Batnaya or Batnai (Syriac: ܒܛܢܝܐ‎) is an Assyrian town in northern Iraq located 14 miles north of Mosul and around 3 miles north of Tel Keppe. All of its citizens fled to Iraqi Kurdistan after the ISIS invasion on August 6, 2014. On October 20, 2016, Peshmerga and Assyrian forces drove ISIS out and occupied the town.

The name Batnaya is of Aramaic origin derived from either "Beth Tnyay" meaning "The House of Mud" or "Beth Tnaya" meaning "The House of Assiduity."

Batnaya used to be called "Beth Madaye" meaning the "House of the Medes" where it's believed that a group of the Medes who followed the Chaldean monk Oraham (Abraham) settled there around the sixth-seventh century ( 600+ A.D.) It's also believed that Christianity reached Batnaya around that time.

Batnaya was attacked by the army of Nader Shah in 1743 who destroyed the village extensively and is believed to have killed half of its inhabitants.

In the past Batnaya used to be famous for making matting from the reeds its people used to cultivate in the valley of al-Khoser river. Currently, some of its inhabitants are cultivating different kinds of crops while others are involved in non-agricultural trades.

In 1944 the Mar Qeryaqos Church was built on the ruins of a monastery by the same name believed to have been built early 15th century.

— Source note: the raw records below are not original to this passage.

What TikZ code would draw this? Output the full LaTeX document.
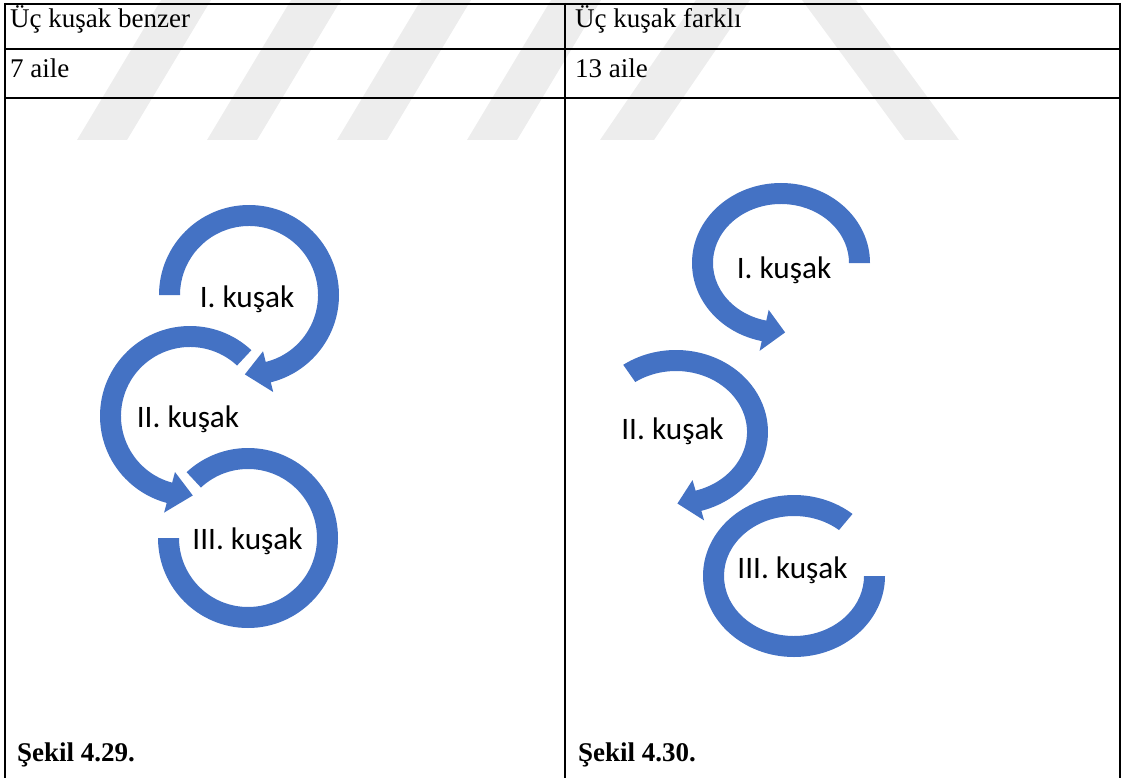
\documentclass[tikz,border=0pt]{standalone}
\usepackage{fontspec}
\setmainfont{Liberation Serif}
\newfontfamily\calfont{Carlito}
\definecolor{ringblue}{HTML}{4472C4}
\definecolor{wmgray}{HTML}{EDEDED}
\newcommand\bandarc[6]{%
  \pgfmathsetmacro\rxi{#3-21}\pgfmathsetmacro\ryi{#4-21}%
  \fill[ringblue] ({#1+#3*cos(#5)},{#2+#4*sin(#5)}) arc[start angle=#5,end angle=#6,x radius=#3,y radius=#4]
    -- ({#1+\rxi*cos(#6)},{#2+\ryi*sin(#6)}) arc[start angle=#6,end angle=#5,x radius=\rxi,y radius=\ryi] -- cycle;}
\newcommand\bandarrow[7]{%
  \pgfmathsetmacro\rxi{#3-21}\pgfmathsetmacro\ryi{#4-21}%
  \pgfmathsetmacro\rxm{#3-10.5}\pgfmathsetmacro\rym{#4-10.5}%
  \pgfmathsetmacro\rxo{#3+10}\pgfmathsetmacro\ryo{#4+10}%
  \pgfmathsetmacro\rxb{#3-32}\pgfmathsetmacro\ryb{#4-32}%
  \fill[ringblue] ({#1+#3*cos(#5)},{#2+#4*sin(#5)}) arc[start angle=#5,end angle=#6,x radius=#3,y radius=#4]
    -- ({#1+\rxo*cos(#6)},{#2+\ryo*sin(#6)}) -- ({#1+\rxm*cos(#7)},{#2+\rym*sin(#7)})
    -- ({#1+\rxb*cos(#6)},{#2+\ryb*sin(#6)}) -- ({#1+\rxi*cos(#6)},{#2+\ryi*sin(#6)})
    arc[start angle=#6,end angle=#5,x radius=\rxi,y radius=\ryi] -- cycle;}
\tikzset{
  cell/.style={anchor=base west,inner sep=0pt,font=\fontsize{27}{32}\selectfont},
  lbl/.style={anchor=base,inner sep=0pt,font=\calfont\fontsize{31.25}{36}\selectfont},
  rule/.style={line width=2pt,black},
}
\begin{document}
\begin{tikzpicture}[x=1pt,y=-1pt]
\useasboundingbox (0,0) rectangle (1121,778);
% watermark
\foreach \b in {77,207,337,467}
  \fill[wmgray] (\b,140) -- (\b+50,140) -- (\b+50+84,0) -- (\b+84,0) -- cycle;
\fill[wmgray] (600,140) -- (654,140) -- (750,0) -- (696,0) -- cycle;
\fill[wmgray] (905,140) -- (959,140) -- (856,0) -- (802,0) -- cycle;
% table
\draw[rule] (5,4) -- (1119.5,4);
\draw[rule] (5,49) -- (1119.5,49);
\draw[rule] (5,98.5) -- (1119.5,98.5);
\draw[rule] (5,3) -- (5,778);
\draw[rule] (565,3) -- (565,778);
\draw[rule] (1119.5,3) -- (1119.5,778);
\node[cell] (h1) at (10,28) {Üç kuşak benzer};
\node[cell] (h2) at (575,28) {Üç kuşak farklı};
\node[cell] (n1) at (10,78) {7 aile};
\node[cell] (n2) at (575,78) {13 aile};
\node[cell] (c1) at (17,761) {\bfseries Şekil 4.29.};
\node[cell] (c2) at (578,761) {\bfseries Şekil 4.30.};
% left diagram
\bandarrow{249}{295}{90}{90}{180}{436}{453}
\bandarrow{190}{416}{90}{90}{313}{105}{88}
\bandarc{248}{538}{90}{90}{180}{-133}
\node[lbl] (l1) at (247,307) {I. kuşak};
\node[lbl] (l2) at (188,427) {II. kuşak};
\node[lbl] (l3) at (247.5,549) {III. kuşak};
% right diagram
\bandarrow{781}{263}{89}{80}{0}{-257.5}{-273}
\bandarrow{676}{432}{92}{82}{235}{434}{449}
\bandarc{794}{576}{91}{81}{0}{310}
\node[lbl] (r1) at (784,278) {I. kuşak};
\node[lbl] (r2) at (672.5,439) {II. kuşak};
\node[lbl] (r3) at (792.5,578) {III. kuşak};
\end{tikzpicture}
\end{document}
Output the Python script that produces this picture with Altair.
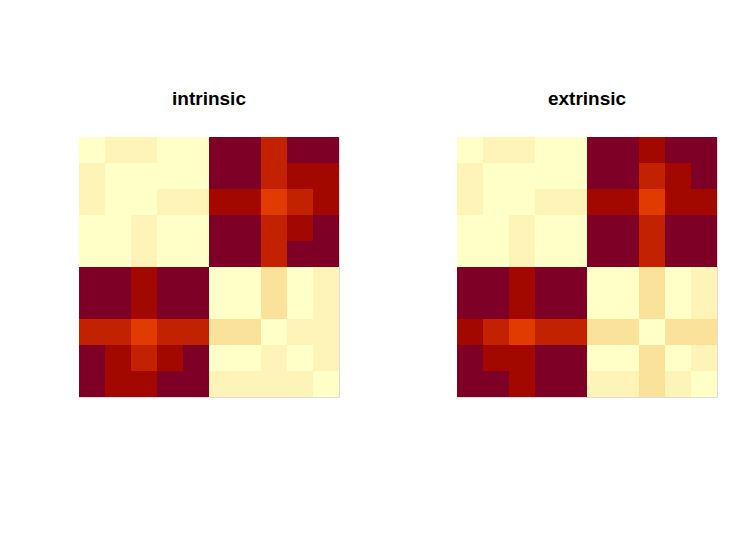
import altair as alt
import pandas as pd

# level codes per cell (row 0 = top), 0 = lightest, 6 = darkest
intrinsic = [
    [0, 1, 1, 0, 0, 6, 6, 4, 6, 6],
    [1, 0, 0, 0, 0, 6, 6, 4, 5, 5],
    [1, 0, 0, 1, 1, 5, 5, 3, 4, 5],
    [0, 0, 1, 0, 0, 6, 6, 4, 5, 6],
    [0, 0, 1, 0, 0, 6, 6, 4, 6, 6],
    [6, 6, 5, 6, 6, 0, 0, 2, 0, 1],
    [6, 6, 5, 6, 6, 0, 0, 2, 0, 1],
    [4, 4, 3, 4, 4, 2, 2, 0, 1, 1],
    [6, 5, 4, 5, 6, 0, 0, 1, 0, 1],
    [6, 5, 5, 6, 6, 1, 1, 1, 1, 0],
]
extrinsic = [
    [0, 1, 1, 0, 0, 6, 6, 5, 6, 6],
    [1, 0, 0, 0, 0, 6, 6, 4, 5, 6],
    [1, 0, 0, 1, 1, 5, 5, 3, 5, 5],
    [0, 0, 1, 0, 0, 6, 6, 4, 6, 6],
    [0, 0, 1, 0, 0, 6, 6, 4, 6, 6],
    [6, 6, 5, 6, 6, 0, 0, 2, 0, 1],
    [6, 6, 5, 6, 6, 0, 0, 2, 0, 1],
    [5, 4, 3, 4, 4, 2, 2, 0, 2, 2],
    [6, 5, 5, 6, 6, 0, 0, 2, 0, 1],
    [6, 6, 5, 6, 6, 1, 1, 2, 1, 0],
]
level_domain = [0, 1, 2, 3, 4, 5, 6]
level_colors = ["#FFFFC8", "#FFF4B7", "#FAE29B", "#E13B00", "#C32200", "#A30800", "#7E0027"]
panel_titles = ["intrinsic", "extrinsic"]


def to_df(grid):
    rows = []
    for r, vals in enumerate(grid):
        for c, v in enumerate(vals):
            rows.append({"row": r, "row2": r + 1, "col": c, "col2": c + 1, "level": v})
    return pd.DataFrame(rows)


def panel(grid, title):
    n = len(grid)
    return (
        alt.Chart(to_df(grid))
        .mark_rect(strokeWidth=0, opacity=1)
        .encode(
            x=alt.X("col:Q", axis=None, scale=alt.Scale(domain=[0, n], nice=False, zero=False)),
            x2="col2:Q",
            y=alt.Y("row:Q", axis=None,
                    scale=alt.Scale(domain=[0, n], nice=False, zero=False, reverse=True)),
            y2="row2:Q",
            color=alt.Color(
                "level:O",
                scale=alt.Scale(domain=level_domain, range=level_colors),
                legend=None,
            ),
        )
        .properties(
            width=260,
            height=260,
            title=alt.TitleParams(
                title, fontSize=19, font="Liberation Sans", fontWeight="bold",
                color="black", offset=28,
            ),
        )
    )


chart = (
    alt.hconcat(panel(intrinsic, panel_titles[0]), panel(extrinsic, panel_titles[1]), spacing=116)
    .properties(padding={"left": 70, "top": 81, "right": 10, "bottom": 10})
    .configure_view(strokeWidth=0, clip=False)
    .configure(background="white")
)

chart.save("out.html", embed_options={"renderer": "svg", "actions": False})
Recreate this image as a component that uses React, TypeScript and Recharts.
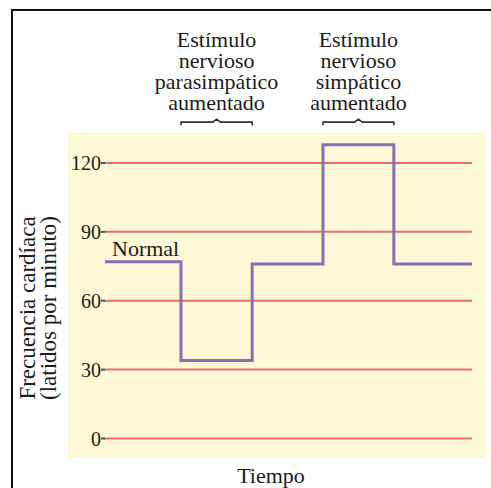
import { LineChart, Line, XAxis, YAxis, CartesianGrid, ReferenceArea, LabelList } from 'recharts';

// tiempo (unidades arbitrarias) y frecuencia cardíaca
const times = [0, 20.7, 40.1, 59.4, 78.7, 100];
const rates = [77, 34, 76, 128, 76, 76];
const rateTicks = [0, 30, 60, 90, 120];

const stimulusFrom = [20.7, 59.4];
const stimulusTo = [40.1, 78.7];
const stimulusText = [
    ['Estímulo', 'nervioso', 'parasimpático', 'aumentado'],
    ['Estímulo', 'nervioso', 'simpático', 'aumentado'],
];

const FONT = '"Liberation Serif", "Times New Roman", serif';
const YELLOW = '#fdf9d6';
const RED = '#e96a6c';
const PURPLE = '#8471b4';
const INK = '#1c1c1c';

const data = times.map((t, i) => ({ t, rate: rates[i] }));

function Brace(props: any) {
    const { x, y, width, height, lines } = props;
    const by = y + height / 2;
    const cx = x + width / 2;
    return (
        <g>
            <path
                d={`M${x},${by + 3}V${by}H${cx - 4}L${cx},${by - 3}L${cx + 4},${by}H${x + width}V${by + 3}`}
                fill="none"
                stroke="#333"
                strokeWidth={1.6}
            />
            {lines.map((line: string, i: number) => (
                <text
                    key={i}
                    x={cx}
                    y={by - 12 - (lines.length - 1 - i) * 21}
                    textAnchor="middle"
                    fontSize={22}
                    fill={INK}
                    fontFamily={FONT}
                >
                    {line}
                </text>
            ))}
        </g>
    );
}

function YLabel(props: any) {
    const { viewBox } = props;
    const cy = viewBox.y + viewBox.height / 2 + 13;
    return (
        <g fontFamily={FONT} fontSize={23} fill={INK} textAnchor="middle">
            <text x={35} y={cy} transform={`rotate(-90, 35, ${cy})`}>Frecuencia cardíaca</text>
            <text x={56} y={cy} transform={`rotate(-90, 56, ${cy})`}>(latidos por minuto)</text>
        </g>
    );
}

function XLabel(props: any) {
    const { viewBox } = props;
    return (
        <text x={viewBox.x + 166} y={viewBox.y + 25} textAnchor="middle" fontFamily={FONT} fontSize={22} fill={INK}>
            Tiempo
        </text>
    );
}

function NormalLabel(props: any) {
    const { x, y, index } = props;
    if (index !== 0) return null;
    return (
        <text x={x + 7} y={y - 6} fontFamily={FONT} fontSize={22} fill={INK}>
            Normal
        </text>
    );
}

export default function App() {
    return (
        <div style={{ position: 'absolute', left: 0, top: 0, width: 491, height: 488, overflow: 'hidden', background: '#fff' }}>
            <div
                style={{
                    position: 'absolute',
                    left: 11,
                    top: 9,
                    width: 600,
                    height: 600,
                    borderLeft: '2px solid #111',
                    borderTop: '2px solid #111',
                }}
            />
            {/* fondo amarillo del panel */}
            <div style={{ position: 'absolute', left: 68, top: 132, width: 417, height: 326, background: YELLOW }} />
            <div style={{ position: 'absolute', left: 0, top: 0 }}>
                <LineChart width={491} height={488} data={data} margin={{ top: 132, right: 19, bottom: 0, left: 45 }}>
                    <CartesianGrid
                        vertical={false}
                        horizontalValues={rateTicks}
                        stroke={RED}
                        strokeWidth={2}
                        strokeOpacity={1}
                    />
                    <XAxis
                        dataKey="t"
                        type="number"
                        domain={[0, 100]}
                        height={30}
                        tick={false}
                        tickLine={false}
                        axisLine={false}
                        label={{ content: XLabel }}
                    />
                    <YAxis
                        type="number"
                        domain={[-8.5, 133.5]}
                        ticks={rateTicks}
                        width={60}
                        axisLine={false}
                        tickSize={4}
                        tickMargin={0}
                        tickLine={{ stroke: '#6a4a4a', strokeWidth: 2 }}
                        tick={{ fontFamily: FONT, fontSize: 20, fill: INK }}
                        label={{ content: YLabel }}
                    />
                    {stimulusText.map((lines, i) => (
                        <ReferenceArea
                            key={i}
                            x1={stimulusFrom[i]}
                            x2={stimulusTo[i]}
                            y1={137.7}
                            y2={137.9}
                            ifOverflow="visible"
                            shape={(p: any) => <Brace {...p} lines={lines} />}
                        />
                    ))}
                    <Line
                        type="stepAfter"
                        dataKey="rate"
                        stroke={PURPLE}
                        strokeWidth={3}
                        dot={false}
                        isAnimationActive={false}
                    >
                        <LabelList dataKey="rate" content={NormalLabel} />
                    </Line>
                </LineChart>
            </div>
        </div>
    );
}
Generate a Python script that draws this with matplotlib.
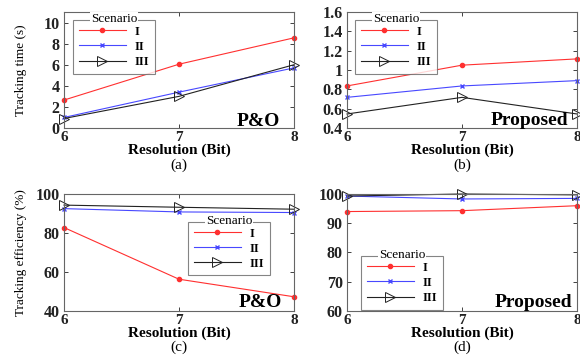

A second but smaller church Mart Maryam was built in 1966, while the church of Mar Gewargis was mentioned in an inscription dating 1745.

In Batnaya are several inscriptions, one dating to 1545 by Darweesh bin Yohanan from the village of Aqreen is entitled "Prayers for the Dead", another one is a complete bible inscribed in Chaldaya by the priest Ataya bin Faraj bin Marqos of Alqosh dating 1586.

As with all the other currently Assyrian villages that belong to the Chaldean Catholic Church, Batnaya's Assyrian Catholic population used to follow the Church of the East until the sixteenth century, when the efforts of the Catholic Church came to fruition and the Church of the East was divided. However, as is the case with all the other villages of the Nineveh Plains, Catholicism did not gain ground till around mid 18th century.